Des défis opérationnels persistants
La mise en œuvre de la politique tolérance zéro confronte l’administration à la rareté des inspecteurs multilingues capables de monter à bord dans les délais d’escale réduits. Par ailleurs, le rôle des autorités de pavillon étranger limite la marge d’action congolais pour les navires en transit. Les observateurs suggèrent d’étendre les accords bilatéraux de reconnaissance mutuelle des sanctions disciplinaires, à l’instar du protocole signé en avril avec l’Angola, permettant de bloquer la délivrance de laissez-passer aux officiers mis en cause.
Vers une culture de la prévention plutôt que de la réparation
Au-delà des textes, la ministre prône la formation obligatoire à la gestion des conflits et aux questions de genre dès l’École nationale de la marine marchande. Des modules e-learning, développés avec le soutien de l’Agence française de développement, seront déployés fin 2024 auprès des compagnies fluviales. L’objectif est de substituer au réflexe disciplinaire une culture de prévention continue, afin que la tolérance zéro ne soit pas qu’un slogan annuel mais un fil rouge de la politique maritime congolaise.

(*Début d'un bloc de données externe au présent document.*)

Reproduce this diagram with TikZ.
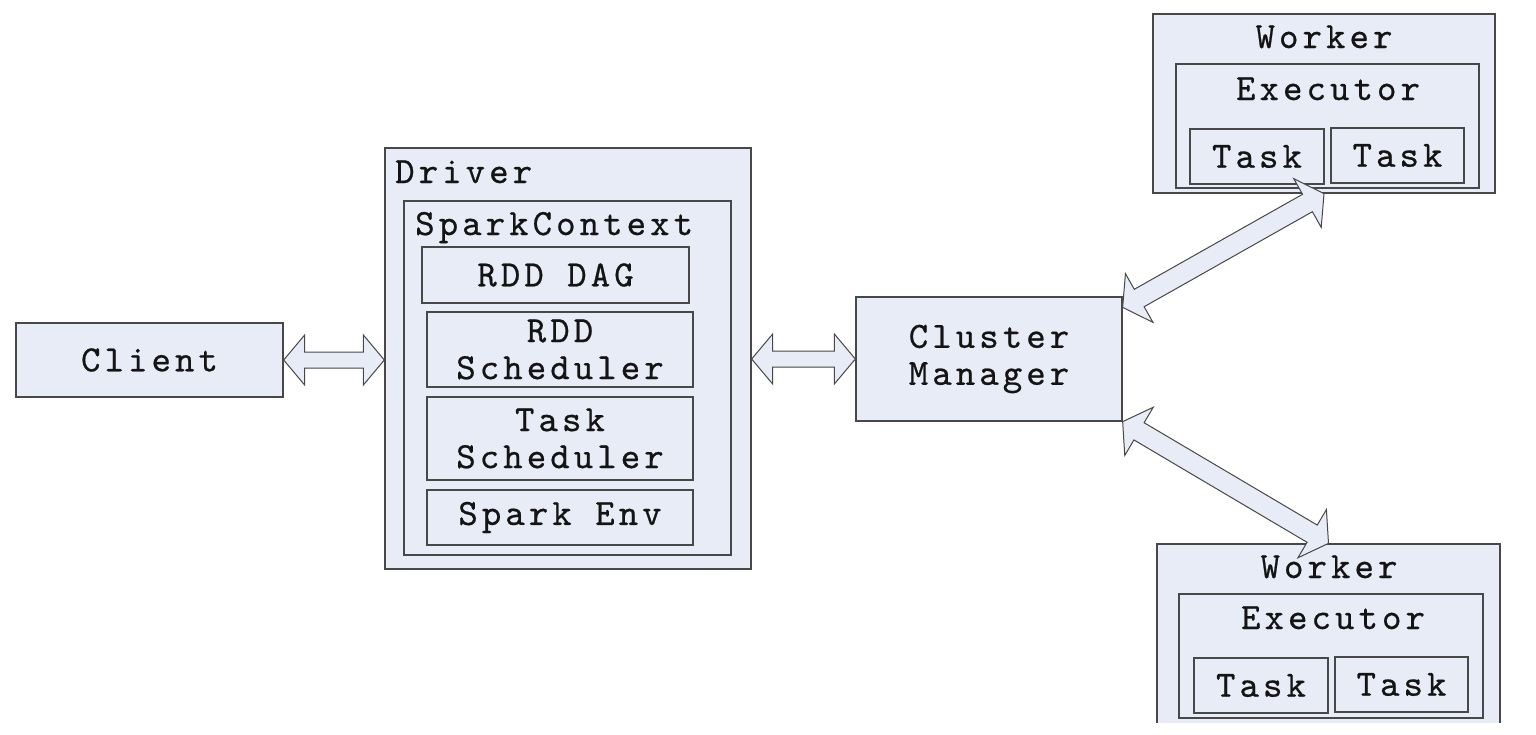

Cap sur 2025 : échéance diplomatique et test de crédibilité
Les amendements 2025 de la MLC devraient consacrer la reconnaissance du harcèlement comme risque professionnel à part entière. Pour le Congo, la séance de ratification prévue devant l’Assemblée nationale fera office de test de crédibilité auprès des bailleurs et des partenaires commerciaux. Brazzaville n’ignore pas que l’arbitrage final se jouera sur le pont d’un vraquier ou d’un porte-conteneurs : si un marin ose signaler un abus et reçoit protection et réparation, alors seulement la tolérance zéro aura franchi le pas du discours à l’effectivité.